Stated exercise:
Go through the material and write it all out exactly, minus the pictures.

>> BEGIN

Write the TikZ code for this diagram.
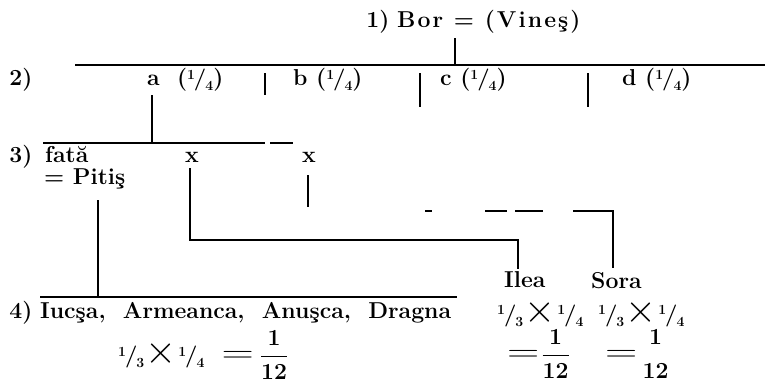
\documentclass[tikz,border=0pt]{standalone}
\usepackage{amsmath}
\usepackage{graphicx}
\usepackage{fontspec}
\setmainfont{Latin Modern Roman}
\newcommand\myfr[2]{\raisebox{0.6ex}[11pt][0pt]{\fontsize{14}{14}\selectfont #1}\kern-1pt\raisebox{0pt}[13pt][3pt]{\fontsize{22}{22}\selectfont /}\kern-1pt\raisebox{-0.5ex}[8pt][3pt]{\fontsize{14}{14}\selectfont #2}}
\newcommand\mytimes{\kern1.5pt\smash{\raisebox{-1pt}{\scalebox{1.6}{$\times$}}}\kern1.5pt}
\newcommand\myeq{\scalebox{1.8}[1.25]{$=$}}
\newcommand\myres[1]{\myeq\kern#1$\dfrac{\mathbf{1}}{\mathbf{12}}$}
\newcommand\myresnb[1]{\myeq\kern#1$\genfrac{}{}{0pt}{0}{\mathbf{1}}{\mathbf{12}}$}
\tikzset{
  lbl/.style={inner sep=0pt, font=\fontsize{23}{25}\selectfont\bfseries},
  ln/.style={line width=1.1pt, black},
}
\begin{document}
\begin{tikzpicture}[x=1pt,y=-1pt]
\useasboundingbox (0,0) rectangle (769,383);
% level 1
\node[lbl] (l1) at (378,22) {1)};
\node[lbl, anchor=west] (bor) at (397,22) {\addfontfeature{LetterSpace=9}Bor = (Vineş)};
\coordinate (borS) at (455,38);
\coordinate (g2) at (455,65);
\draw[ln] (borS) -- (g2);
\coordinate (L2a) at (75,65);
\coordinate (L2b) at (765,65);
\draw[ln] (L2a) -- (L2b);
% level 2
\node[lbl] (l2) at (21,80) {2)};
\node[lbl, anchor=west] (a) at (147,80) {a\ \ (\myfr{1}{4})};
\node[lbl, anchor=west] (b) at (293,80) {b (\myfr{1}{4})};
\node[lbl, anchor=west] (c) at (440,80) {c (\myfr{1}{4})};
\node[lbl, anchor=west] (d) at (622,80) {d (\myfr{1}{4})};
\coordinate (s1t) at (265,73); \coordinate (s1b) at (265,95);
\coordinate (s2t) at (420,73); \coordinate (s2b) at (420,107);
\coordinate (s3t) at (588,73); \coordinate (s3b) at (588,107);
\draw[ln] (s1t) -- (s1b);
\draw[ln] (s2t) -- (s2b);
\draw[ln] (s3t) -- (s3b);
\coordinate (aS) at (152,95);
\coordinate (g3) at (152,143);
\draw[ln] (aS) -- (g3);
\coordinate (L3a) at (43,143); \coordinate (L3b) at (265,143);
\coordinate (L3c) at (270,143); \coordinate (L3d) at (293,143);
\draw[ln] (L3a) -- (L3b);
\draw[ln] (L3c) -- (L3d);
% level 3
\node[lbl] (l3) at (21,157) {3)};
\node[lbl, anchor=west] (fata) at (45,155) {fată};
\node[lbl, anchor=west] (pitis) at (44,179) {= Pitiş};
\node[lbl] (x1) at (192,157) {x};
\node[lbl] (x2) at (309,157) {x};
\coordinate (pS) at (98,200);
\coordinate (pE) at (98,297);
\draw[ln] (pS) -- (pE);
\coordinate (x1S) at (190,168);
\coordinate (x1c) at (190,240);
\coordinate (ileaN) at (518,240);
\coordinate (ileaT) at (518,269);
\draw[ln] (x1S) -- (x1c) -- (ileaN) -- (ileaT);
\coordinate (x2S) at (308,175);
\coordinate (x2E) at (308,207);
\draw[ln] (x2S) -- (x2E);
\coordinate (dA) at (425,211);
\coordinate (dB) at (613,211);
\coordinate (soraT) at (613,268);
\draw[ln, dash pattern=on 7pt off 53pt on 22pt off 8pt on 28pt off 30pt on 300pt] (dA) -- (dB) -- (soraT);
% level 4
\coordinate (L4a) at (40,297); \coordinate (L4b) at (457,297);
\draw[ln] (L4a) -- (L4b);
\node[lbl] (l4) at (21,313) {4)};
\node[lbl, anchor=west] (names) at (40,313) {Iucşa,\ \ Armeanca,\ \ Anuşca,\ \ Dragna};
\node[lbl, anchor=west] (f1) at (118,355) {\myfr{1}{3}\mytimes\myfr{1}{4}\ \ \myres{6pt}};
\node[lbl, anchor=west] (ilea) at (504,280) {Ilea};
\node[lbl, anchor=west] (f2) at (497,316) {\myfr{1}{3}\mytimes\myfr{1}{4}};
\node[lbl, anchor=west] (r2) at (507,354) {\myres{2pt}};
\node[lbl, anchor=west] (sora) at (591,281) {Sora};
\node[lbl, anchor=west] (f3) at (598,316) {\myfr{1}{3}\mytimes\myfr{1}{4}};
\node[lbl, anchor=west] (r3) at (605,354) {\myresnb{4pt}};
\end{tikzpicture}
\end{document}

>> END

Written response:
Write the TikZ code for this diagram.
\documentclass[tikz,border=0pt]{standalone}
\usepackage{amsmath}
\usepackage{graphicx}
\usepackage{fontspec}
\setmainfont{Latin Modern Roman}
\newcommand\myfr[2]{\raisebox{0.6ex}[11pt][0pt]{\fontsize{14}{14}\selectfont #1}\kern-1pt\raisebox{0pt}[13pt][3pt]{\fontsize{22}{22}\selectfont /}\kern-1pt\raisebox{-0.5ex}[8pt][3pt]{\fontsize{14}{14}\selectfont #2}}
\newcommand\mytimes{\kern1.5pt\smash{\raisebox{-1pt}{\scalebox{1.6}{$\times$}}}\kern1.5pt}
\newcommand\myeq{\scalebox{1.8}[1.25]{$=$}}
\newcommand\myres[1]{\myeq\kern#1$\dfrac{\mathbf{1}}{\mathbf{12}}$}
\newcommand\myresnb[1]{\myeq\kern#1$\genfrac{}{}{0pt}{0}{\mathbf{1}}{\mathbf{12}}$}
\tikzset{
  lbl/.style={inner sep=0pt, font=\fontsize{23}{25}\selectfont\bfseries},
  ln/.style={line width=1.1pt, black},
}
\begin{document}
\begin{tikzpicture}[x=1pt,y=-1pt]
\useasboundingbox (0,0) rectangle (769,383);
% level 1
\node[lbl] (l1) at (378,22) {1)};
\node[lbl, anchor=west] (bor) at (397,22) {\addfontfeature{LetterSpace=9}Bor = (Vineş)};
\coordinate (borS) at (455,38);
\coordinate (g2) at (455,65);
\draw[ln] (borS) -- (g2);
\coordinate (L2a) at (75,65);
\coordinate (L2b) at (765,65);
\draw[ln] (L2a) -- (L2b);
% level 2
\node[lbl] (l2) at (21,80) {2)};
\node[lbl, anchor=west] (a) at (147,80) {a\ \ (\myfr{1}{4})};
\node[lbl, anchor=west] (b) at (293,80) {b (\myfr{1}{4})};
\node[lbl, anchor=west] (c) at (440,80) {c (\myfr{1}{4})};
\node[lbl, anchor=west] (d) at (622,80) {d (\myfr{1}{4})};
\coordinate (s1t) at (265,73); \coordinate (s1b) at (265,95);
\coordinate (s2t) at (420,73); \coordinate (s2b) at (420,107);
\coordinate (s3t) at (588,73); \coordinate (s3b) at (588,107);
\draw[ln] (s1t) -- (s1b);
\draw[ln] (s2t) -- (s2b);
\draw[ln] (s3t) -- (s3b);
\coordinate (aS) at (152,95);
\coordinate (g3) at (152,143);
\draw[ln] (aS) -- (g3);
\coordinate (L3a) at (43,143); \coordinate (L3b) at (265,143);
\coordinate (L3c) at (270,143); \coordinate (L3d) at (293,143);
\draw[ln] (L3a) -- (L3b);
\draw[ln] (L3c) -- (L3d);
% level 3
\node[lbl] (l3) at (21,157) {3)};
\node[lbl, anchor=west] (fata) at (45,155) {fată};
\node[lbl, anchor=west] (pitis) at (44,179) {= Pitiş};
\node[lbl] (x1) at (192,157) {x};
\node[lbl] (x2) at (309,157) {x};
\coordinate (pS) at (98,200);
\coordinate (pE) at (98,297);
\draw[ln] (pS) -- (pE);
\coordinate (x1S) at (190,168);
\coordinate (x1c) at (190,240);
\coordinate (ileaN) at (518,240);
\coordinate (ileaT) at (518,269);
\draw[ln] (x1S) -- (x1c) -- (ileaN) -- (ileaT);
\coordinate (x2S) at (308,175);
\coordinate (x2E) at (308,207);
\draw[ln] (x2S) -- (x2E);
\coordinate (dA) at (425,211);
\coordinate (dB) at (613,211);
\coordinate (soraT) at (613,268);
\draw[ln, dash pattern=on 7pt off 53pt on 22pt off 8pt on 28pt off 30pt on 300pt] (dA) -- (dB) -- (soraT);
% level 4
\coordinate (L4a) at (40,297); \coordinate (L4b) at (457,297);
\draw[ln] (L4a) -- (L4b);
\node[lbl] (l4) at (21,313) {4)};
\node[lbl, anchor=west] (names) at (40,313) {Iucşa,\ \ Armeanca,\ \ Anuşca,\ \ Dragna};
\node[lbl, anchor=west] (f1) at (118,355) {\myfr{1}{3}\mytimes\myfr{1}{4}\ \ \myres{6pt}};
\node[lbl, anchor=west] (ilea) at (504,280) {Ilea};
\node[lbl, anchor=west] (f2) at (497,316) {\myfr{1}{3}\mytimes\myfr{1}{4}};
\node[lbl, anchor=west] (r2) at (507,354) {\myres{2pt}};
\node[lbl, anchor=west] (sora) at (591,281) {Sora};
\node[lbl, anchor=west] (f3) at (598,316) {\myfr{1}{3}\mytimes\myfr{1}{4}};
\node[lbl, anchor=west] (r3) at (605,354) {\myresnb{4pt}};
\end{tikzpicture}
\end{document}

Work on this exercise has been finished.